I also would have voted yes on "a general air of rapeyness" if it included at least one rape or rape threat or discussion of rape. Without that, it's back to sexist or misogynistic.

For lots of dubcon or noncon, assuming those terms are used in the fannish kink sense, I'd just call it dubcon or noncon.
recessional: a small blue-paisley teapot with a blue mug (Default)
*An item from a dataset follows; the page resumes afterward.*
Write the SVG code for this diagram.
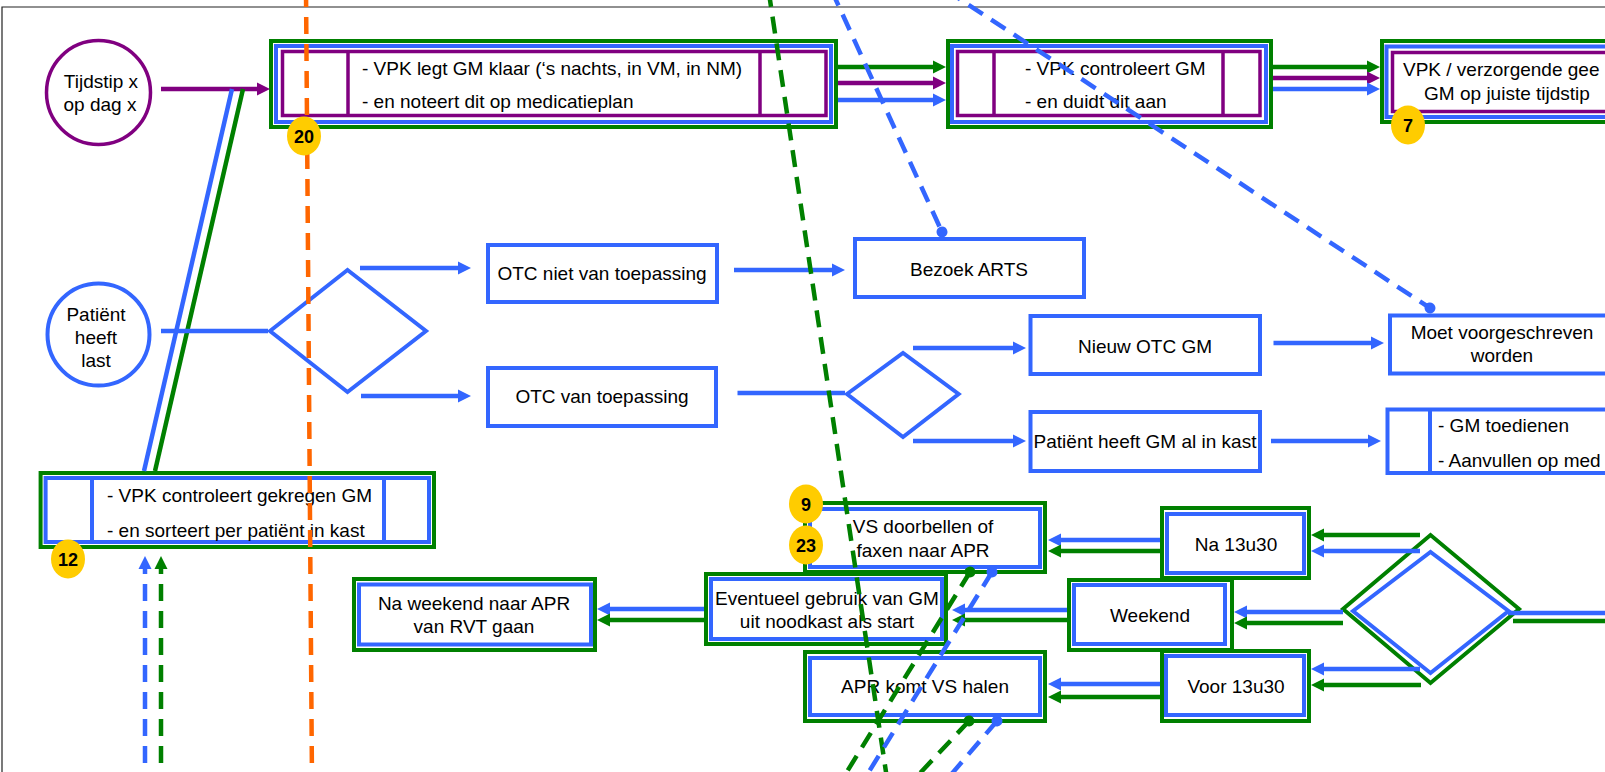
<svg xmlns="http://www.w3.org/2000/svg" width="1605" height="772" viewBox="0 0 1605 772">
<style>
.t{font-family:"Liberation Sans",Arial,Helvetica,sans-serif;font-size:19px;fill:#000}
.m{text-anchor:middle}
.bt{font-family:"Liberation Sans",Arial,sans-serif;font-size:18px;font-weight:bold;text-anchor:middle;fill:#000}
.g{fill:none;stroke:#008000;stroke-width:4}
.bl{fill:none;stroke:#3366FF;stroke-width:4}
.p{fill:none;stroke:#800080;stroke-width:3.5}
.wg{fill:#fff;stroke:#008000;stroke-width:4}
.wb{fill:#fff;stroke:#3366FF;stroke-width:4}
.wp{fill:#fff;stroke:#800080;stroke-width:3.5}
.cb{stroke:#3366FF;stroke-width:4.5;fill:none}
.cg{stroke:#008000;stroke-width:4.5;fill:none}
.cp{stroke:#800080;stroke-width:4.5;fill:none}
.ab{marker-end:url(#aB)}
.ag{marker-end:url(#aG)}
.ap{marker-end:url(#aP)}
.dash{stroke-dasharray:17 10;fill:none;stroke-width:4.5}
.badge{fill:#FFCC00}
</style>
<defs>
<marker id="aB" markerUnits="userSpaceOnUse" markerWidth="14" markerHeight="14" refX="3" refY="7" orient="auto"><path d="M0,0.5 L13,7 L0,13.5 z" fill="#3366FF"/></marker>
<marker id="aG" markerUnits="userSpaceOnUse" markerWidth="14" markerHeight="14" refX="3" refY="7" orient="auto"><path d="M0,0.5 L13,7 L0,13.5 z" fill="#008000"/></marker>
<marker id="aP" markerUnits="userSpaceOnUse" markerWidth="14" markerHeight="14" refX="3" refY="7" orient="auto"><path d="M0,0.5 L13,7 L0,13.5 z" fill="#800080"/></marker>
<marker id="dB" markerUnits="userSpaceOnUse" markerWidth="12" markerHeight="12" refX="6" refY="6" orient="auto"><circle cx="6" cy="6" r="5.5" fill="#3366FF"/></marker>
<marker id="dG" markerUnits="userSpaceOnUse" markerWidth="12" markerHeight="12" refX="6" refY="6" orient="auto"><circle cx="6" cy="6" r="5.5" fill="#008000"/></marker>
</defs>
<rect x="0" y="0" width="1605" height="772" fill="#fff"/>
<path d="M2,772 V7 H1605" fill="none" stroke="#222" stroke-width="1.2"/>

<g id="n-tijdstip">
<circle cx="98.5" cy="92.5" r="52" class="wp"/>
<text class="t m" x="101" y="88">Tijdstip x</text>
<text class="t m" x="100" y="111">op dag x</text>
</g>
<g id="n-legt">
<rect class="wg" x="271" y="41" width="565" height="86"/>
<rect class="bl" x="276" y="46" width="555" height="76"/>
<rect class="p" x="282.5" y="51.5" width="543.5" height="64"/>
<line class="p" x1="348" y1="51.5" x2="348" y2="115.5"/>
<line class="p" x1="760" y1="51.5" x2="760" y2="115.5"/>
<text class="t" x="362" y="75">- VPK legt GM klaar (‘s nachts, in VM, in NM)</text>
<text class="t" x="362" y="108">- en noteert dit op medicatieplan</text>
</g>
<g id="n-controleert">
<rect class="wg" x="948" y="41" width="323" height="86"/>
<rect class="bl" x="952" y="46" width="314" height="76"/>
<rect class="p" x="957.5" y="51.5" width="302.5" height="64"/>
<line class="p" x1="994" y1="51.5" x2="994" y2="115.5"/>
<line class="p" x1="1223" y1="51.5" x2="1223" y2="115.5"/>
<text class="t" x="1025" y="75">- VPK controleert GM</text>
<text class="t" x="1025" y="108">- en duidt dit aan</text>
</g>
<g id="n-geeft">
<rect class="wg" x="1382" y="41" width="260" height="81"/>
<rect class="bl" x="1386.5" y="46.5" width="250" height="70.5"/>
<rect class="p" x="1392.5" y="52.5" width="240" height="59"/>
<text class="t" x="1403" y="76">VPK / verzorgende gee</text>
<text class="t m" x="1507" y="100">GM op juiste tijdstip</text>
</g>
<g id="n-patient">
<circle cx="98.5" cy="334.5" r="51" class="wb"/>
<text class="t m" x="96" y="321">Patiënt</text>
<text class="t m" x="96" y="344">heeft</text>
<text class="t m" x="96" y="367">last</text>
</g>
<g id="n-dia1">
<polygon class="wb" points="270,331 347.5,270 426,331 347.5,392"/>
</g>
<g id="n-otcniet">
<rect class="wb" x="488" y="245" width="229" height="57"/>
<text class="t m" x="602" y="280">OTC niet van toepassing</text>
</g>
<g id="n-otcvan">
<rect class="wb" x="488" y="368" width="228" height="58"/>
<text class="t m" x="602" y="403">OTC van toepassing</text>
</g>
<g id="n-bezoek">
<rect class="wb" x="855" y="239" width="229" height="58"/>
<text class="t m" x="969" y="276">Bezoek ARTS</text>
</g>
<g id="n-dia2">
<polygon class="wb" points="847,394 903,353 958.6,394 903,437"/>
</g>
<g id="n-nieuw">
<rect class="wb" x="1030.5" y="316" width="229.5" height="58"/>
<text class="t m" x="1145" y="353">Nieuw OTC GM</text>
</g>
<g id="n-inkast">
<rect class="wb" x="1030.5" y="412" width="229.5" height="59"/>
<text class="t m" x="1145" y="448">Patiënt heeft GM al in kast</text>
</g>
<g id="n-moet">
<rect class="wb" x="1390" y="315.5" width="300" height="58"/>
<text class="t m" x="1502" y="339">Moet voorgeschreven</text>
<text class="t m" x="1502" y="362">worden</text>
</g>
<g id="n-toedienen">
<rect class="wb" x="1387.5" y="409.5" width="300" height="63.5"/>
<line class="bl" x1="1430" y1="409.5" x2="1430" y2="473"/>
<text class="t" x="1438" y="432">- GM toedienen</text>
<text class="t" x="1438" y="467">- Aanvullen op med</text>
</g>
<g id="n-gekregen">
<rect class="wg" x="40.6" y="473" width="393.4" height="74"/>
<rect class="bl" x="45.6" y="478" width="383.4" height="64"/>
<line class="bl" x1="92" y1="478" x2="92" y2="542"/>
<line class="bl" x1="384" y1="478" x2="384" y2="542"/>
<text class="t" x="107" y="502">- VPK controleert gekregen GM</text>
<text class="t" x="107" y="537">- en sorteert per patiënt in kast</text>
</g>
<g id="n-naweekend">
<rect class="wg" x="354" y="579" width="241" height="71"/>
<rect class="bl" x="359" y="584.5" width="232" height="60"/>
<text class="t m" x="474" y="610">Na weekend naar APR</text>
<text class="t m" x="474" y="633">van RVT gaan</text>
</g>
<g id="n-vsdoorbellen">
<rect class="wg" x="805" y="503" width="240" height="69"/>
<rect class="bl" x="810" y="509" width="230" height="58"/>
<text class="t m" x="923" y="533">VS doorbellen of</text>
<text class="t m" x="923" y="557">faxen naar APR</text>
</g>
<g id="n-eventueel">
<rect class="wg" x="706" y="574" width="240" height="70"/>
<rect class="bl" x="711" y="579" width="231" height="60"/>
<text class="t m" x="827" y="605">Eventueel gebruik van GM</text>
<text class="t m" x="827" y="628">uit noodkast als start</text>
</g>
<g id="n-aprkomt">
<rect class="wg" x="805" y="652" width="240" height="69"/>
<rect class="bl" x="810" y="658" width="230" height="57"/>
<text class="t m" x="925" y="693">APR komt VS halen</text>
</g>
<g id="n-na1330">
<rect class="wg" x="1162" y="508" width="147" height="70"/>
<rect class="bl" x="1167" y="514" width="137" height="59"/>
<text class="t m" x="1236" y="551">Na 13u30</text>
</g>
<g id="n-weekend">
<rect class="wg" x="1069" y="580" width="163" height="70"/>
<rect class="bl" x="1074" y="585" width="151" height="59"/>
<text class="t m" x="1150" y="622">Weekend</text>
</g>
<g id="n-voor1330">
<rect class="wg" x="1162" y="651" width="147" height="70"/>
<rect class="bl" x="1166" y="656" width="138" height="59"/>
<text class="t m" x="1236" y="693">Voor 13u30</text>
</g>
<g id="n-dia3">
<polygon class="wg" points="1343,609 1430.5,535 1519,609 1430.5,683"/>
<polygon class="bl" points="1353,611 1430.5,552 1508.5,611 1430.5,673"/>
</g>

<g id="connectors">
<line class="cp ap" x1="161" y1="89" x2="260" y2="89"/>
<line class="cb" x1="232" y1="89" x2="144" y2="471" stroke-width="3"/>
<line class="cg" x1="243" y1="89" x2="155" y2="471" stroke-width="3"/>
<line class="cg ag" x1="838" y1="67" x2="936" y2="67"/>
<line class="cp ap" x1="838" y1="83" x2="936" y2="83"/>
<line class="cb ab" x1="838" y1="100" x2="936" y2="100"/>
<line class="cg ag" x1="1273" y1="67" x2="1370" y2="67"/>
<line class="cp ap" x1="1273" y1="78" x2="1370" y2="78"/>
<line class="cb ab" x1="1273" y1="89" x2="1370" y2="89"/>
<line class="cb" x1="161" y1="331" x2="268" y2="331" stroke-width="3.5"/>
<line class="cb ab" x1="360" y1="268" x2="461" y2="268"/>
<line class="cb ab" x1="361" y1="396" x2="461" y2="396"/>
<line class="cb ab" x1="734" y1="270" x2="835" y2="270"/>
<line class="cb" x1="737.5" y1="393" x2="845" y2="393" stroke-width="3.5"/>
<line class="cb ab" x1="913" y1="348" x2="1016" y2="348"/>
<line class="cb ab" x1="913" y1="441" x2="1016" y2="441"/>
<line class="cb ab" x1="1273.5" y1="343" x2="1374" y2="343"/>
<line class="cb ab" x1="1271" y1="441" x2="1371" y2="441"/>
<line class="cg ag" x1="1420" y1="535" x2="1321" y2="535"/>
<line class="cb ab" x1="1420" y1="551" x2="1321" y2="551"/>
<line class="cb ab" x1="1343" y1="612" x2="1244" y2="612"/>
<line class="cg ag" x1="1343" y1="623" x2="1244" y2="623"/>
<line class="cb ab" x1="1420" y1="669" x2="1321" y2="669"/>
<line class="cg ag" x1="1421" y1="685" x2="1321" y2="685"/>
<line class="cb" x1="1508" y1="613" x2="1610" y2="613"/>
<line class="cg" x1="1513" y1="621" x2="1610" y2="621"/>
<line class="cb ab" x1="1160" y1="540" x2="1058" y2="540"/>
<line class="cg ag" x1="1160" y1="551" x2="1058" y2="551"/>
<line class="cb ab" x1="1067" y1="610" x2="962" y2="610"/>
<line class="cg ag" x1="1067" y1="620" x2="962" y2="620"/>
<line class="cb ab" x1="1160" y1="684" x2="1058" y2="684"/>
<line class="cg ag" x1="1160" y1="697" x2="1058" y2="697"/>
<line class="cb ab" x1="704" y1="609" x2="607" y2="609"/>
<line class="cg ag" x1="704" y1="620" x2="607" y2="620"/>
<line class="dash ab" stroke="#3366FF" x1="145" y1="790" x2="145" y2="566"/>
<line class="dash ag" stroke="#008000" x1="161" y1="790" x2="161" y2="566"/>
<line class="dash" stroke="#FF6600" x1="306" y1="-10" x2="312" y2="782"/>
<line class="dash" stroke="#008000" x1="768.5" y1="-10" x2="887.5" y2="782"/>
<line class="dash" stroke="#3366FF" marker-end="url(#dB)" x1="831.4" y1="-10" x2="942" y2="232"/>
<line class="dash" stroke="#3366FF" marker-end="url(#dB)" x1="946" y1="-10" x2="1430" y2="308"/>
<line class="dash" stroke="#008000" marker-start="url(#dG)" x1="970" y1="572" x2="840.6" y2="782"/>
<line class="dash" stroke="#3366FF" marker-start="url(#dB)" x1="992" y1="572" x2="862.6" y2="782"/>
<line class="dash" stroke="#008000" marker-start="url(#dG)" x1="969" y1="721" x2="911.7" y2="782"/>
<line class="dash" stroke="#3366FF" marker-start="url(#dB)" x1="997" y1="721" x2="944.7" y2="782"/>
</g>

<g id="badges">
<ellipse class="badge" cx="304" cy="136" rx="17" ry="19.5"/>
<text class="bt" x="304" y="142.5">20</text>
<ellipse class="badge" cx="1408" cy="125" rx="17" ry="19.5"/>
<text class="bt" x="1408" y="131.5">7</text>
<ellipse class="badge" cx="68" cy="559" rx="17" ry="19.5"/>
<text class="bt" x="68" y="565.5">12</text>
<ellipse class="badge" cx="806" cy="504" rx="17" ry="19.5"/>
<text class="bt" x="806" y="510.5">9</text>
<ellipse class="badge" cx="806" cy="545" rx="17" ry="19.5"/>
<text class="bt" x="806" y="551.5">23</text>
</g>
</svg>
[personal profile] recessional 2017-03-18 03:55 am (UTC)(link)
I would not tend to use the word and also what I assume it means is based entirely on how I perceive the person using it parses stuff and all other things being equal will also immediately put me on the SUPER-defensive because it immediately ties in with an entire branch of discourse that has literally had me witness a rape survivor being terrified of the social consequences from other so-called feminist women if she wrote a story that had rape in it.

Soooooo. >.>
stardreamer: Meez headshot (Default)

[personal profile] stardreamer 2017-03-18 04:32 am (UTC)(link)
A couple that you didn't include, which would get that description from me:

- It has normalized or fetishized rape in it. By "normalized" I mean stories where the rapist's viewpoint (including all his internal justifications) is privileged, or the Stockholm Syndrome ones where the woman falls in love with her rapist afterwards (sometimes because of the rape). By "fetishized" I mean specifically that the rape is presented as HAWT!!! A lot of bodice-rippers fall foul of this; so does Dragonquest with F'nor/Brekke.

Note that I will give fanfic a partial pass on this if and only if it is warned for. Even if I'm specifically looking for porn, this is something that needs to be noted.

- It uses rape as a lazy-writer's substitute for motivation and characterization. Need a bad-ass woman who kicks ass and takes names? She was raped, and It Changed Her Life. Need a man similarly? His wife/daughter/sister was raped, and It Changed His Life. No further work required on the part of the writer.

ETA: That said, I have to confess that I wrote one of those Stockholm Syndrome fics. In my defense, (1) that was 20 years ago, and (2) the structure was implicit in canon -- it was back-story for Gul Dukat and Tora Neprem on DS9, and based on what we were shown in the episode ("Indiscretions") there just wasn't any other way to write it.
Edited 2017-03-18 04:44 (UTC)
stardreamer: Meez headshot (Default)

[personal profile] stardreamer 2017-03-18 04:47 am (UTC)(link)
On a totally different topic, the way to avoid having your pincushion eat needles is to put a large wooden bead in the middle of the stuffing, so the needle can only go in as far as the bead.
qem_chibati: Coloured picture of Killua from hunter x hunter, with the symbol of Qem in the corner. (A cat made from Q, E, M) (Default)

[personal profile] qem_chibati 2017-03-18 05:28 am (UTC)(link)
On the pin cushions - my grandmother has a small plastic jar with a small cushiony type top on it. The cushion isn't big enough to eat a needle - and if they go through they end up in the jar underneath it.
marginaliana: Buddy the dog carries Bobo the toy (Default)

[personal profile] marginaliana 2017-03-18 03:04 pm (UTC)(link)
I think I would also include in this, as a major factor, works where a situation that I would think of as rape is uncritically presented as sexy. So something like where the woman says no but then after the man has [done whatever] she finds herself enjoying it and so obviously he was right to insist or force her, because she didn't know that she wanted it.
peoriapeoriawhereart: blond and brunet men peer intently (Napoleon & Illya peer)

[personal profile] peoriapeoriawhereart 2017-03-18 06:44 pm (UTC)(link)
I think I would use 'rapey' when there isn't explicitly a rape but rape culture is there without a denunciation.

IM3 isn't rapey because Pepper gets to take a flaming clue by four to Aldrich, so the catharsis is right there.
dhampyresa: (Default)

[personal profile] dhampyresa 2017-03-18 09:58 pm (UTC)(link)
I don't use the word, but it could interpret it as being/have seen it used as any of the first five answers.